Pompeo adalah menlu AS kedua yang pernah mengunjungi Korut. Yang pertama adalah Madeleine Albright, yang datang ke Korut pada 2000 untuk mengatur pertemuan antara presiden Bill Clinton dan Kim Jong-il, tetapi upaya itu gagal.
Ketiga tahanan AS itu dibebaskan Korut menjelang pertemuan puncak antara Trump dan pemimpin Korut Kim Jong-un, yang akan fokus pada pembahasan senjata nuklir Pyongyang. KTT ini diperkirakan akan diselenggarakan di Singapura pada awal Juni.
Pemerintahan Trump selama ini sangat kritis terhadap penolakan Korut untuk memberikan akses konsuler terhadap ketiga tahanan tersebut, selain kunjungan singkat yang dilakukan oleh utusan AS pada Juni lalu. Akan tetapi, media resmi Korut KCNA melaporkan, saat ini Kim telah memutuskan untuk memberikan amnesti kepada tiga warga AS itu atas saran dari Trump.

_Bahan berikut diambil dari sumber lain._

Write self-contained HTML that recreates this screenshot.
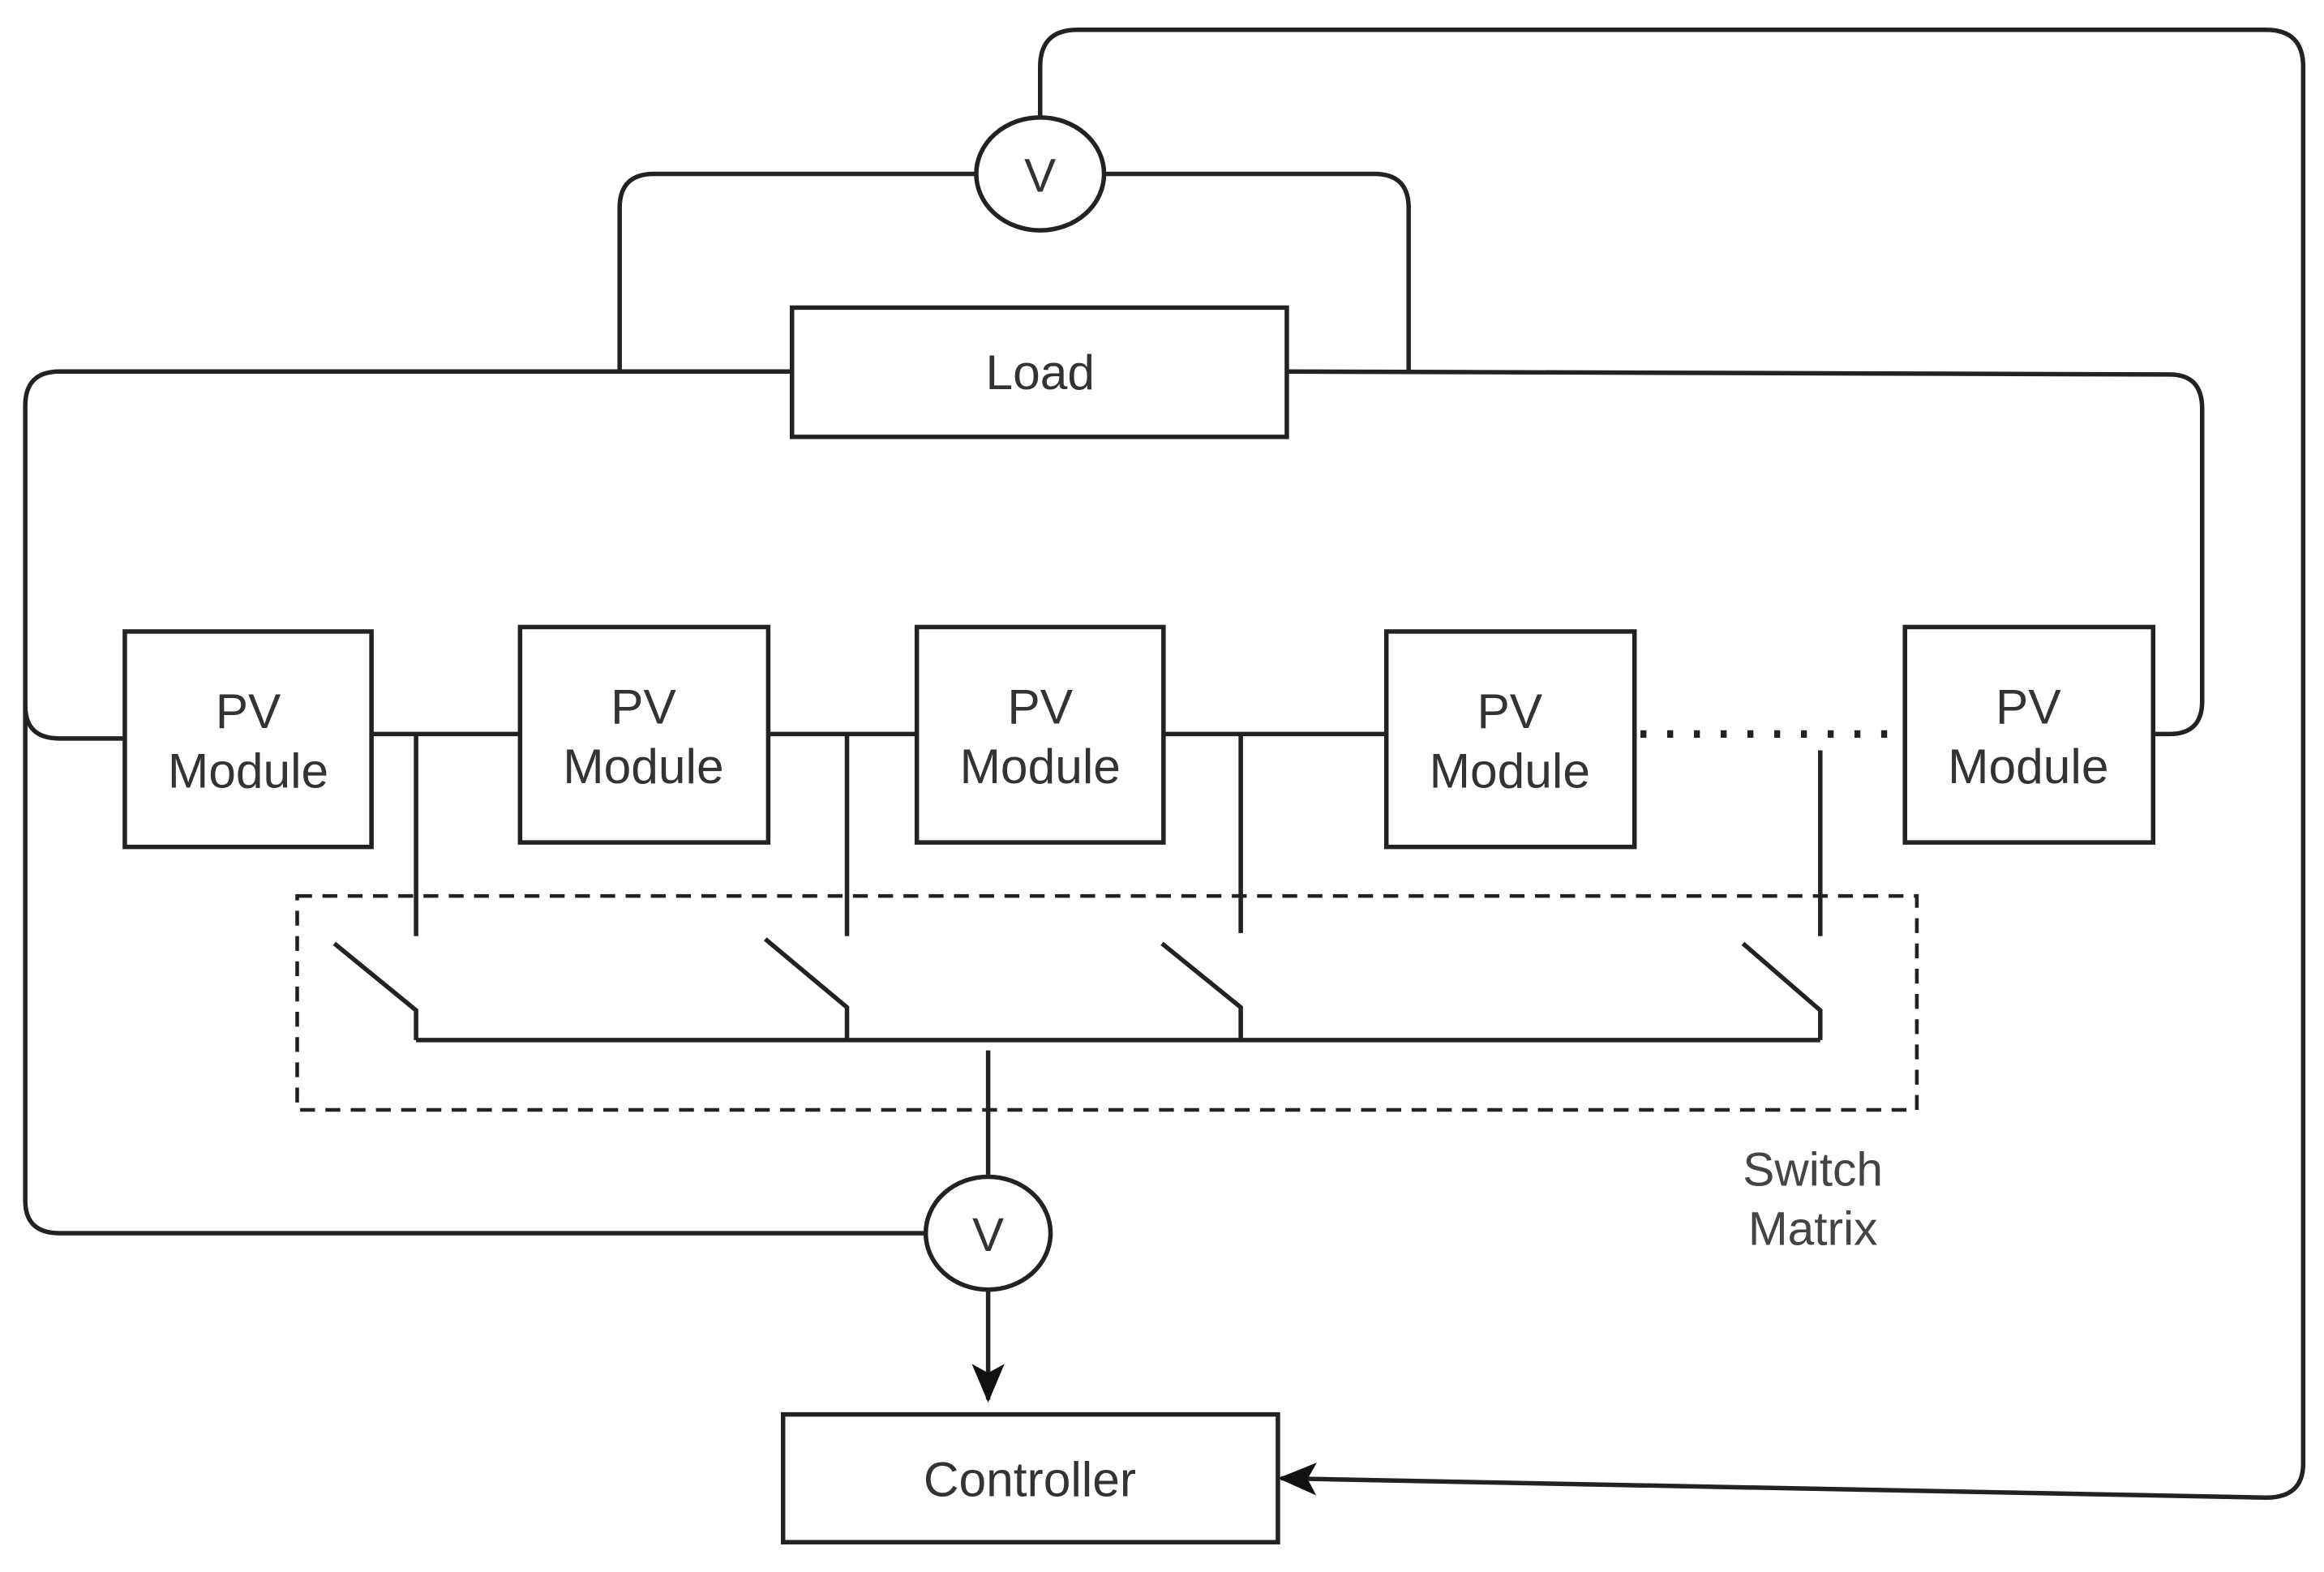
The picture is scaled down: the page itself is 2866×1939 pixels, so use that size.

"Kim menghargai Trump karena telah menunjukkan minat yang mendalam dalam menyelesaikan masalah melalui dialog," lapor KCNA.
Trump secara terbuka telah berterima kasih kepada pemimpin Korut atas pembebasan tahanan ini. "Saya menghargai Kim Jong-un yang telah melakukan ini," kata Trump, dikutip Fox News.
Sekretaris Pers Gedung Putih Sarah Sanders mengatakan dalam sebuah pernyataan, Trump menghargai keputusan Kim Jong-un untuk membebaskan ketiga warganya. Trump juga memandang keputusan ini sebagai sikap positif dari niat baik Kim.
"Tiga warga Amerika itu tampaknya dalam kondisi baik dan mereka bisa berjalan ke pesawat tanpa memerlukan bantuan," ungkapnya.
Kim Dong-chul (64 tahun), warga AS kelahiran Korea Selatan (Korsel), adalah tahanan terlama dibandingkan kedua tahanan lainnya. Kim mengelola sebuah perusahaan di zona ekonomi khusus Rason sebelum ditangkap pada 2 Oktober 2015.
Ia dijatuhi hukuman 10 tahun penjara dan kerja paksa pada April 2016 karena diduga melakukan tindakan subversif dan spionase terhadap Korut. Sebelum divonis, mantan penduduk Virginia itu secara terbuka meminta maaf karena telah mengumpulkan dan menyampaikan informasi rahasia ke Korsel, serta bergabung dengan kampanye yang menuntut hak asasi manusia di Korut.
Tony Kim, yang memiliki nama Korea Kim Sang-duk, ditahan pada 22 April 2017 di bandara Pyongyang. Ia dituduh melakukan tindakan kriminal permusuhan yang bertujuan untuk mengkhianati Korut. Tidak dijelaskan apa tindakan kriminal khusus yang diduga dilakukan oleh Kim.
Kim mengajar akuntansi di Pyongyang University of Science and Technology (PUST). PUST adalah satu-satunya perguruan tinggi swasta di Korut yang didirikan pada 2010 dari sumbangan kelompok-kelompok Kristen.
PUST mengatakan penahanan Kim tidak ada hubungannya dengan pekerjaannya di universitas. Dia sebelumnya mengajar bahasa Korea di Yanbian University of Science and Technology di Yanji, Cina, tidak jauh dari perbatasan Korut.
Kim lulus dari University of California, Riverside, dengan gelar master dalam administrasi bisnis pada 1990. Dia telah melakukan tujuh kali perjalanan ke Korut. Saat ditangkap, istrinya dipersilakan untuk meninggalkan Korut.
Sementara Kim Hak-song bekerja dalam sektor pengembangan pertanian di sebuah peternakan eksperimental yang dikelola oleh PUST. Dia ditahan pada 6 Mei 2017, karena dituduh terlibat dalam tindakan bermusuhan terhadap Korut.
Korut tidak mengatakan apakah kasusnya terkait dengan Tony Kim. PUST juga menegaskan penahanannya tidak terkait dengan pekerjaannya di universitas. Tidak diketahui apakah Tony Kim dan Kim Hak-song telah secara resmi dijatuhi hukuman.